A church will likely give you time to decide whether you want to join the congregation — it won't expect you to be at every service and Bible study meeting right off the bat. Cults, on the other hand, tend to "cajole" and "barrage" potential followers until they fully commit to joining. And part of this tactic is dismissing any questions that newcomers may have about the cult's inner workings. "If you find that your questions aren’t being answered or your questions are being turned back on you, it’s probably not a legitimate group," Dr. Lalich says, adding that cult representatives will likely direct you toward the cult's introductory courses or workshops, which will supposedly answer all your questions. "By the time you get through those, you don’t remember what your questions were, and you’ve been indoctrinated not to ask questions," she says.
Their leader is their higher power.
"A legitimate religion is going to have you worshipping a higher source," Dr. Lalich says. "You’re not expected to worship the living being in front of you or the writings of some living being." One pop culture trope surrounding cults that's actually true is the "charismatic cult leader" — people who are so magnetic that they manipulate their followers into believing that they aren't just upholding a divine message but that they themselves are divine. Simply put, it's a red flag if the leader of an organization claims to be the only person who can speak for a particular god or holy being — "nobody speaks for those people or things," Dr. Lalich says.
They control, rather than guide.
"A decent religion will say, 'Be kind to your neighbors,'" Dr. Lalich says. "So, when someone moves into your neighborhood, you might take them a cake, but nobody comes and checks on you to see if you’ve really taken them a cake." In other words, conventional religions don't constantly watch their followers to make sure they're following their tenets exactly — but cults absolutely do. Dr. Lalich says new followers will often be assigned a "monitor," who is simply a more seasoned member of the cult, who will watch their every move and report them to cult authorities if they break any rules. And those rules, Dr. Lalich explains, can touch every part of someone's life, from how they dress to how they raise their children (if, that is, the cult permits everyone to have children in the first place).

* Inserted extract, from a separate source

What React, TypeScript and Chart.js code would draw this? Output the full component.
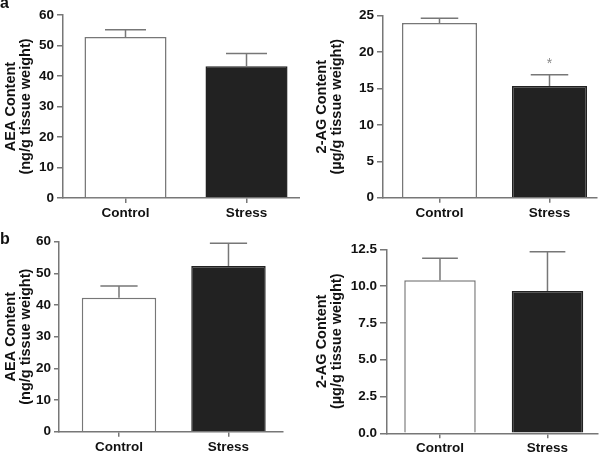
import React, { useEffect, useRef } from 'react';
import { Chart, registerables } from 'chart.js';

Chart.register(...registerables);

// ---------- data ----------
const categories = ['Control', 'Stress'];

// panel a, left: AEA content (ng/g tissue weight)
const aAeaMean = [52.8, 43.2];
const aAeaSem = [2.4, 4.2];
// panel a, right: 2-AG content (µg/g tissue weight)
const a2agMean = [24.0, 15.35];
const a2agSem = [0.65, 1.55];
const a2agSig = ['', '*'];
// panel b, left: AEA content
const bAeaMean = [42.3, 52.3];
const bAeaSem = [3.7, 7.2];
// panel b, right: 2-AG content
const b2agMean = [10.4, 9.67];
const b2agSem = [1.5, 2.67];

// y tick values
const aeaTicks = [0, 10, 20, 30, 40, 50, 60];
const agTicksA = [0, 5, 10, 15, 20, 25];
const agTicksB = [0, 2.5, 5, 7.5, 10, 12.5];

const aeaTitle = ['AEA Content', '(ng/g tissue weight)'];
const agTitle = ['2-AG Content', '(\u00b5g/g tissue weight)'];

// ---------- styles ----------
const barFill = ['#ffffff', '#222222'];
const barStroke = ['#777777', '#222222'];
const axisColor = '#777777';
const textColor = '#111111';
const FONT = "'Liberation Sans', Arial, Helvetica, sans-serif";

type PanelCfg = {
  left: number; top: number; w: number; h: number;
  area: { l: number; r: number; t: number; b: number };
  xMin: number; xMax: number; barFrac: number;
  means: number[]; sems: number[]; sig?: string[];
  yTicks: number[]; dec: number;
  title: string[]; titlePad: number;
  yTickLen: number; yTickPad: number;
};

const errorBarPlugin = {
  id: 'errorBars',
  afterDatasetsDraw(chart: any, _args: any, opts: any) {
    const ctx = chart.ctx;
    const meta = chart.getDatasetMeta(0);
    const ys = chart.scales.y;
    ctx.save();
    meta.data.forEach((bar: any, i: number) => {
      const mean = opts.means[i];
      const top = ys.getPixelForValue(mean + opts.sems[i]);
      const base = ys.getPixelForValue(mean);
      const half = bar.width / 4;
      ctx.strokeStyle = axisColor;
      ctx.lineWidth = 1.5;
      ctx.beginPath();
      ctx.moveTo(bar.x, base);
      ctx.lineTo(bar.x, top);
      ctx.moveTo(bar.x - half, top);
      ctx.lineTo(bar.x + half, top);
      ctx.stroke();
      const s = opts.sig ? opts.sig[i] : '';
      if (s) {
        ctx.fillStyle = '#888888';
        ctx.font = `14px ${FONT}`;
        ctx.textAlign = 'center';
        ctx.textBaseline = 'middle';
        ctx.fillText(s, bar.x, top - 11);
      }
    });
    ctx.restore();
  },
};

function BarPanel({ cfg }: { cfg: PanelCfg }) {
  const ref = useRef<HTMLCanvasElement>(null);
  useEffect(() => {
    const chart = new Chart(ref.current as HTMLCanvasElement, {
      type: 'bar',
      data: {
        datasets: [
          {
            data: cfg.means.map((m, i) => ({ x: i + 1, y: m })),
            backgroundColor: barFill,
            borderColor: barStroke,
            borderWidth: 1.5,
            borderSkipped: 'bottom',
            barPercentage: cfg.barFrac,
            categoryPercentage: 1,
          } as any,
        ],
      },
      options: {
        responsive: false,
        animation: false,
        events: [],
        layout: {
          padding: { top: cfg.area.t, right: cfg.w - cfg.area.r, bottom: 0, left: 0 },
        },
        plugins: {
          legend: { display: false },
          tooltip: { enabled: false },
          errorBars: { means: cfg.means, sems: cfg.sems, sig: cfg.sig },
        } as any,
        scales: {
          x: {
            type: 'linear',
            min: cfg.xMin,
            max: cfg.xMax,
            offset: false,
            afterBuildTicks: (s: any) => {
              s.ticks = categories.map((_, i) => ({ value: i + 1 }));
            },
            afterFit: (s: any) => {
              s.height = cfg.h - cfg.area.b;
            },
            ticks: {
              autoSkip: false,
              maxRotation: 0,
              padding: 2,
              color: textColor,
              font: { family: FONT, size: 13.5, weight: 'bold' },
              callback: (v: any) => categories[Math.round(Number(v)) - 1] ?? '',
            },
            grid: {
              display: true,
              offset: false,
              drawOnChartArea: false,
              drawTicks: true,
              tickLength: 5,
              color: axisColor,
              lineWidth: 1.5,
            },
            border: { display: true, color: axisColor, width: 1.5 },
          } as any,
          y: {
            type: 'linear',
            min: cfg.yTicks[0],
            max: cfg.yTicks[cfg.yTicks.length - 1],
            afterBuildTicks: (s: any) => {
              s.ticks = cfg.yTicks.map((v) => ({ value: v }));
            },
            afterFit: (s: any) => {
              s.width = cfg.area.l;
            },
            ticks: {
              padding: cfg.yTickPad,
              color: textColor,
              font: { family: FONT, size: 13.5, weight: 'bold' },
              callback: (v: any) => Number(v).toFixed(cfg.dec),
            },
            grid: {
              display: true,
              drawOnChartArea: false,
              drawTicks: true,
              tickLength: cfg.yTickLen,
              color: axisColor,
              lineWidth: 1.5,
            },
            border: { display: true, color: axisColor, width: 1.5 },
            title: {
              display: true,
              text: cfg.title,
              color: textColor,
              font: { family: FONT, size: 14.5, weight: 'bold', lineHeight: 1.0 },
              padding: { top: cfg.titlePad, bottom: 0 },
            },
          } as any,
        },
      },
      plugins: [errorBarPlugin],
    });
    return () => chart.destroy();
  }, []);
  return (
    <canvas
      ref={ref}
      width={cfg.w}
      height={cfg.h}
      style={{ position: 'absolute', left: cfg.left, top: cfg.top, width: cfg.w, height: cfg.h }}
    />
  );
}

const panels: PanelCfg[] = [
  {
    left: 0, top: 0, w: 300, h: 230,
    area: { l: 63, r: 300, t: 15, b: 198 },
    xMin: 0.4835, xMax: 2.442, barFrac: 0.678,
    means: aAeaMean, sems: aAeaSem,
    yTicks: aeaTicks, dec: 0, title: aeaTitle, titlePad: 4,
    yTickLen: 6, yTickPad: 3,
  },
  {
    left: 300, top: 0, w: 300, h: 230,
    area: { l: 83, r: 297, t: 15.7, b: 197.7 },
    xMin: 0.4864, xMax: 2.4318, barFrac: 0.682,
    means: a2agMean, sems: a2agSem, sig: a2agSig,
    yTicks: agTicksA, dec: 0, title: agTitle, titlePad: 15,
    yTickLen: 6, yTickPad: 3,
  },
  {
    left: 0, top: 230, w: 300, h: 223,
    area: { l: 59, r: 283, t: 11.7, b: 201.7 },
    xMin: 0.452, xMax: 2.498, barFrac: 0.68,
    means: bAeaMean, sems: bAeaSem,
    yTicks: aeaTicks, dec: 0, title: aeaTitle, titlePad: 4,
    yTickLen: 5, yTickPad: 3,
  },
  {
    left: 300, top: 230, w: 300, h: 223,
    area: { l: 87, r: 298, t: 19.3, b: 203.3 },
    xMin: 0.507, xMax: 2.47, barFrac: 0.665,
    means: b2agMean, sems: b2agSem,
    yTicks: agTicksB, dec: 1, title: agTitle, titlePad: 15,
    yTickLen: 7, yTickPad: 3,
  },
];

const letterStyle: React.CSSProperties = {
  position: 'absolute',
  left: 0,
  fontFamily: FONT,
  fontWeight: 'bold',
  fontSize: 16,
  lineHeight: '16px',
  color: '#111',
};

export default function App() {
  return (
    <div
      style={{
        position: 'fixed',
        left: 0,
        top: 0,
        width: 600,
        height: 453,
        background: '#ffffff',
        overflow: 'hidden',
      }}
    >
      {panels.map((p, i) => (
        <BarPanel key={i} cfg={p} />
      ))}
      <div style={{ ...letterStyle, top: -5 }}>a</div>
      <div style={{ ...letterStyle, top: 231 }}>b</div>
    </div>
  );
}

They make it impossible to trust fellow followers.
Naturally, a system of strict conformity in which followers report on each other doesn't exactly cultivate a warm sense of community. Where a religion can serve as a safe haven and outlet for its congregants, cults undermine any type of fellowship followers may have with each other. Dr. Lalich explains that public confession and, subsequently, public shaming often play major roles in how cults function, as it guarantees total accountability and enforcement of its doctrine. "In the end, you don’t know who to trust," Dr. Lalich says. "The only person to trust is the leader."